Researchers hack and steal a Model S; Tesla says vulnerability now fixed


Stealing a car used to require a blunt object to break one of its windows, and basic electrical knowledge to hot-wire it. Two Belgian security experts discovered an encryption flaw that let them drive away in a Tesla Model S without busting any glass or cutting any wires.

Researchers working at the KU Leuven University in Belgium figured out a relatively simple way to digitally break into a Model S by defeating the encryption in the wireless key fob, according to Wired. It’s a technique that requires about $600 worth of radio and computing equipment, so it’s not something anyone can do with their smartphone, but that’s a small investment considering the price of a Model S. The hardware is used to access the cryptographic key programmed into each fob and copy it, which essentially creates a new key fob. The thieves can thereupon enter any Model S and drive off in it without setting off the alarm.
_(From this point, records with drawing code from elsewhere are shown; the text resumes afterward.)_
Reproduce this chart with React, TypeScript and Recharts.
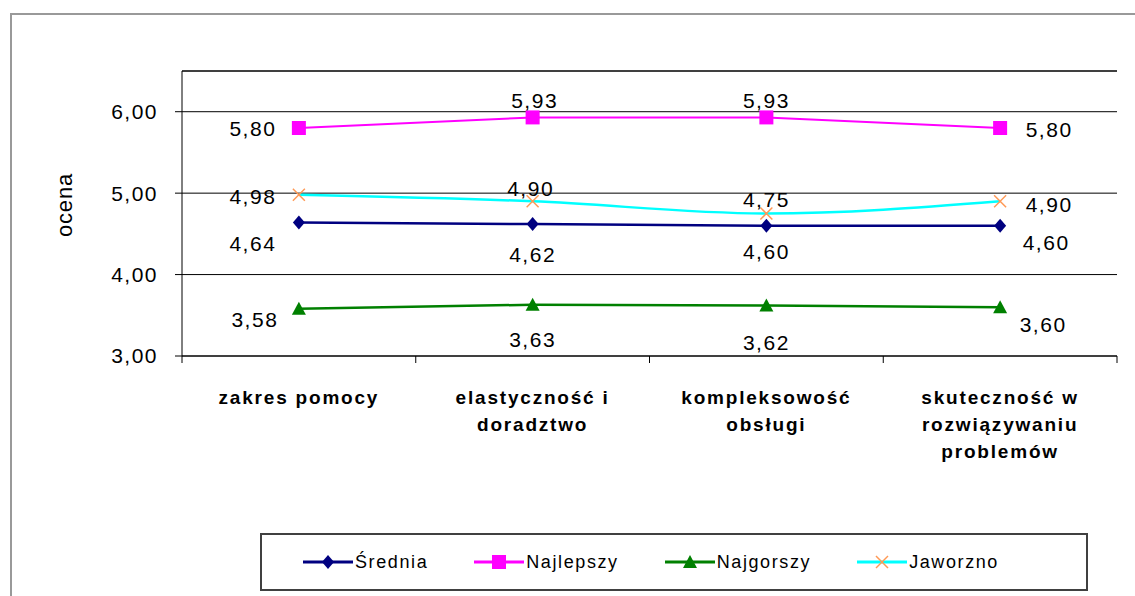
import { LineChart, Line, XAxis, YAxis, CartesianGrid, ReferenceLine, LabelList } from "recharts";

const categories = [
  "zakres pomocy",
  "elastyczność i\ndoradztwo",
  "kompleksowość\nobsługi",
  "skuteczność w\nrozwiązywaniu\nproblemów",
];
const srednia = [4.64, 4.62, 4.6, 4.6];
const najlepszy = [5.8, 5.93, 5.93, 5.8];
const najgorszy = [3.58, 3.63, 3.62, 3.6];
const jaworzno = [4.98, 4.9, 4.75, 4.9];
const yTicks = [3, 4, 5, 6];

const data = categories.map((name, i) => ({
  name,
  srednia: srednia[i],
  najlepszy: najlepszy[i],
  najgorszy: najgorszy[i],
  jaworzno: jaworzno[i],
}));

const FONT = "'Liberation Sans', Arial, sans-serif";
const BAND = (1117 - 182) / 4;
const fmt = (v: number) => v.toFixed(2).replace(".", ",");

const NAVY = "#000080";
const MAGENTA = "#FF00FF";
const GREEN = "#008000";
const CYAN = "#00FFFF";
const ORANGE = "#FF9955";

// marker shapes
const Diamond = ({ cx, cy }: any) =>
  cx == null ? <g /> : <path d={`M${cx},${cy - 7}L${cx + 6},${cy}L${cx},${cy + 7}L${cx - 6},${cy}Z`} fill={NAVY} />;
const Square = ({ cx, cy }: any) =>
  cx == null ? <g /> : <rect x={cx - 7} y={cy - 7} width={14} height={14} fill={MAGENTA} />;
const Triangle = ({ cx, cy }: any) =>
  cx == null ? <g /> : <path d={`M${cx},${cy - 7}L${cx + 7},${cy + 6}L${cx - 7},${cy + 6}Z`} fill={GREEN} />;
const Cross = ({ cx, cy }: any) =>
  cx == null ? (
    <g />
  ) : (
    <g stroke={ORANGE} strokeWidth={1.5}>
      <line x1={cx - 6} y1={cy - 6} x2={cx + 6} y2={cy + 6} />
      <line x1={cx - 6} y1={cy + 6} x2={cx + 6} y2={cy - 6} />
    </g>
  );

// label offsets per series, per point
const offsets: Record<string, number[][]> = {
  najlepszy: [[-46, 0], [2, -17], [0, -17], [49, 1]],
  jaworzno: [[-46, 2], [-2, -13], [0, -14], [49, 3]],
  srednia: [[-46, 21], [0, 30], [0, 26], [46, 17]],
  najgorszy: [[-44, 11], [0, 35], [0, 37], [43, 17]],
};

const makeLabel = (key: string) => (props: any) => {
  const { x, y, value, index } = props;
  const [dx, dy] = offsets[key][index] || [0, 0];
  return (
    <text
      x={x + dx}
      y={y + dy}
      textAnchor="middle"
      dominantBaseline="central"
      fontSize={21}
      letterSpacing={1.5}
      fontFamily={FONT}
      fill="#000"
    >
      {fmt(Number(value))}
    </text>
  );
};

const CategoryTick = (props: any) => {
  const { x, y, payload, index } = props;
  const lines = String(payload.value).split("\n");
  return (
    <g>
      <line x1={x - BAND / 2} y1={y} x2={x - BAND / 2} y2={y + 7} stroke="#000" />
      {index === categories.length - 1 && (
        <line x1={x + BAND / 2} y1={y} x2={x + BAND / 2} y2={y + 7} stroke="#000" />
      )}
      <text x={x} y={y + 48} textAnchor="middle" fontSize={19} fontWeight="bold" letterSpacing={1.8} fontFamily={FONT} fill="#000">
        {lines.map((l, i) => (
          <tspan key={i} x={x} dy={i === 0 ? 0 : 27}>
            {l}
          </tspan>
        ))}
      </text>
    </g>
  );
};

const legendItems = [
  { name: "Średnia", color: NAVY, Marker: Diamond },
  { name: "Najlepszy", color: MAGENTA, Marker: Square },
  { name: "Najgorszy", color: GREEN, Marker: Triangle },
  { name: "Jaworzno", color: CYAN, Marker: Cross },
];

const ChartLegend = () => (
  <div
    style={{
      position: "absolute",
      left: 260,
      top: 533,
      width: 783,
      height: 54,
      border: "2px solid #404040",
      display: "flex",
      alignItems: "center",
      paddingLeft: 41,
      gap: 46,
      boxSizing: "content-box",
      fontFamily: FONT,
    }}
  >
    {legendItems.map(({ name, color, Marker }) => (
      <div key={name} style={{ display: "flex", alignItems: "center" }}>
        <svg width={50} height={18}>
          <line x1={0} y1={9} x2={50} y2={9} stroke={color} strokeWidth={3} />
          <Marker cx={25} cy={9} />
        </svg>
        <span style={{ fontSize: 18, letterSpacing: 1.6, color: "#000", marginLeft: 2 }}>{name}</span>
      </div>
    ))}
  </div>
);

export default function App() {
  return (
    <div style={{ position: "absolute", left: 0, top: 0, width: 1135, height: 596, background: "#fff", overflow: "hidden" }}>
      <div
        style={{
          position: "absolute",
          left: 10,
          top: 13,
          width: 1135,
          height: 600,
          borderLeft: "2px solid #999",
          borderTop: "2px solid #999",
        }}
      />
      <div style={{ position: "absolute", left: 0, top: 0 }}>
        <LineChart width={1135} height={596} data={data} margin={{ top: 71, right: 18, bottom: 110, left: 0 }}>
          <CartesianGrid vertical={false} stroke="#000" />
          <XAxis
            dataKey="name"
            height={130}
            padding={{ left: BAND / 2, right: BAND / 2 }}
            tickLine={false}
            tickSize={0}
            tickMargin={0}
            axisLine={{ stroke: "#000" }}
            tick={<CategoryTick />}
            interval={0}
          />
          <YAxis
            width={182}
            domain={[3, 6.5]}
            ticks={yTicks}
            tickSize={7}
            tickMargin={17}
            tickLine={{ stroke: "#000" }}
            axisLine={{ stroke: "#000" }}
            tickFormatter={fmt}
            tick={{ fontSize: 21, fill: "#000", fontFamily: FONT, letterSpacing: 1.5 }}
            label={{
              content: () => (
                <text x={64} y={205} transform="rotate(-90 64 205)" textAnchor="middle" dominantBaseline="central" fontSize={22} letterSpacing={0.8} fontFamily={FONT} fill="#000">
                  ocena
                </text>
              ),
            }}
          />
          <YAxis yAxisId="r" orientation="right" width={0} domain={[3, 6.5]} tick={false} tickLine={false} axisLine={{ stroke: "#000" }} />
          <ReferenceLine y={6.5} stroke="#000" />
          <Line dataKey="srednia" stroke={NAVY} strokeWidth={2.5} dot={<Diamond />} isAnimationActive={false}>
            <LabelList dataKey="srednia" content={makeLabel("srednia")} />
          </Line>
          <Line dataKey="najlepszy" stroke={MAGENTA} strokeWidth={2} dot={<Square />} isAnimationActive={false}>
            <LabelList dataKey="najlepszy" content={makeLabel("najlepszy")} />
          </Line>
          <Line dataKey="najgorszy" stroke={GREEN} strokeWidth={2.5} dot={<Triangle />} isAnimationActive={false}>
            <LabelList dataKey="najgorszy" content={makeLabel("najgorszy")} />
          </Line>
          <Line type="monotone" dataKey="jaworzno" stroke={CYAN} strokeWidth={2.5} dot={<Cross />} isAnimationActive={false}>
            <LabelList dataKey="jaworzno" content={makeLabel("jaworzno")} />
          </Line>
        </LineChart>
      </div>
      <ChartLegend />
    </div>
  );
}
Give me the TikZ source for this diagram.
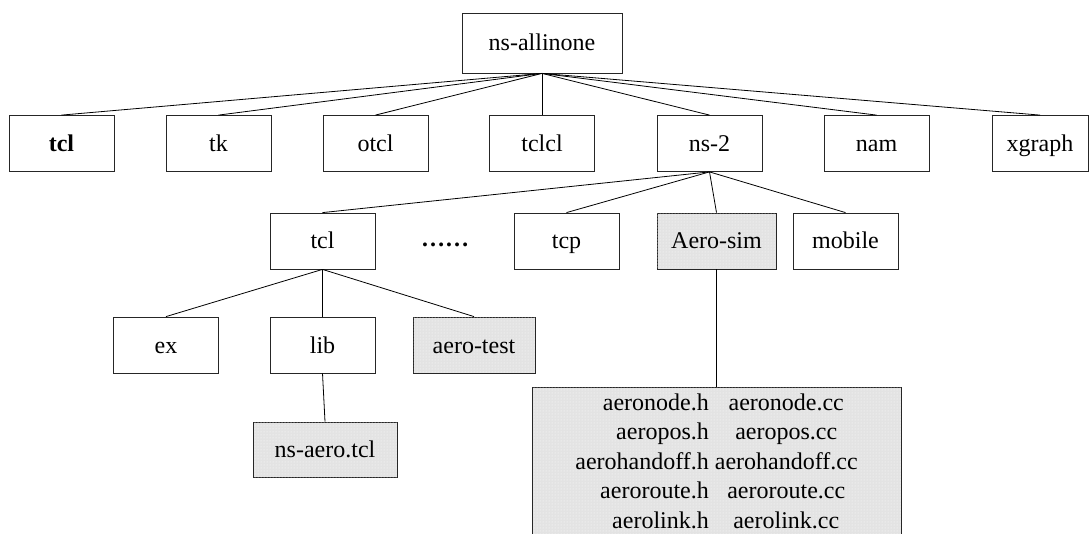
\documentclass[tikz,border=0pt]{standalone}
\usepackage{fontspec}
\setmainfont{Liberation Serif}
\usetikzlibrary{patterns}
\begin{document}
\begin{tikzpicture}[x=1pt,y=-1pt,
  box/.style={draw=black!85, line width=0.8pt, minimum width=105pt, minimum height=56pt,
    inner sep=0pt, text height=20pt, text depth=4pt, font=\fontsize{24}{29.5}\selectfont},
  shaded/.style={fill=black!11, postaction={pattern=dots, pattern color=white}},
  link/.style={line width=0.8pt}]
\useasboundingbox (0,0) rectangle (1091,534);
\clip (0,0) rectangle (1091,534);
% root
\node[box, minimum width=160pt, minimum height=60pt] (root) at (542,43) {ns-allinone};
% row 2
\node[box] (tcl1) at (61.5,143.5) {\textbf{tcl}};
\node[box] (tk) at (218.5,143.5) {tk};
\node[box] (otcl) at (375.5,143.5) {otcl};
\node[box] (tclcl) at (542,143.5) {tclcl};
\node[box] (ns2) at (709.5,143.5) {ns-2};
\node[box] (nam) at (876.5,143.5) {nam};
\node[box, minimum width=96pt] (xgraph) at (1040,143.5) {xgraph};
% row 3
\node[box] (tcl2) at (322.5,241) {tcl};
\node[inner sep=0pt, text height=20pt, text depth=4pt, font=\fontsize{24}{29.5}\selectfont\bfseries] (dots) at (445,239) {……};
\node[box] (tcp) at (566.5,241) {tcp};
\node[box, shaded, minimum width=119pt] (aerosim) at (716.5,241) {Aero-sim};
\node[box] (mobile) at (845.5,241) {mobile};
% row 4
\node[box] (ex) at (166,345) {ex};
\node[box] (lib) at (322.5,345) {lib};
\node[box, shaded, minimum width=122pt] (aerotest) at (474,345) {aero-test};
% row 5
\node[box, shaded, minimum width=144pt, minimum height=55pt] (nsaero) at (325,449.5) {ns-aero.tcl};
\node[box, shaded, text height=, text depth=, minimum width=369pt, minimum height=152pt, anchor=north] (files) at (716.5,387)
  {\begin{tabular}{@{}r@{\hspace{6pt}}c@{}}
   aeronode.h & aeronode.cc\\
   aeropos.h & aeropos.cc\\
   aerohandoff.h & aerohandoff.cc\\
   aeroroute.h & aeroroute.cc\\
   aerolink.h & aerolink.cc
   \end{tabular}};
% connectors
\foreach \c in {tcl1,tk,otcl,tclcl,ns2,nam,xgraph}
  \draw[link] (root.south) -- (\c.north);
\foreach \c in {tcl2,tcp,aerosim,mobile}
  \draw[link] (ns2.south) -- (\c.north);
\foreach \c in {ex,lib,aerotest}
  \draw[link] (tcl2.south) -- (\c.north);
\draw[link] (lib.south) -- (nsaero.north);
\draw[link] (aerosim.south) -- (files.north);
\end{tikzpicture}
\end{document}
“Today, it’s very easy for us to clone these key fobs in a matter of seconds. We can completely impersonate the key fob and drive the vehicle,” revealed researcher Lennert Wouters in an interview with Wired. He added figuring out how to hack into a Model S took about nine months.

Tesla awarded the researchers a $10,000 bug bounty when they privately shared their discovery in August of 2017. It then spent nearly a year verifying the technique and developing a fix, which it began rolling out in June of 2018. First, it designed a more secure key fob. That means cars manufactured after that point aren’t affected by the problem.

Earlier models — a vast majority of the ones on the road — received an additional security barrier via an over-the-air software update. This lets owners set a PIN code that must be entered on the car’s touchscreen before it can be driven off. It’s similar to the PIN that protects a smartphone. Wired also points out owners of older models who are concerned about hackers stealing their car can pay for the upgraded key fob.

Wouters and his partner, Tomer Ashur, blame the flaw on a key fob manufactured by British electronics firm Pektron. McLaren, Karma, and Triumph also use Pektron-sourced key fobs so the same hack could allow thieves to break into vehicles made by those brands.

“This attack is out there, and we’re not the only people capable of coming up with it,” Ashur warned.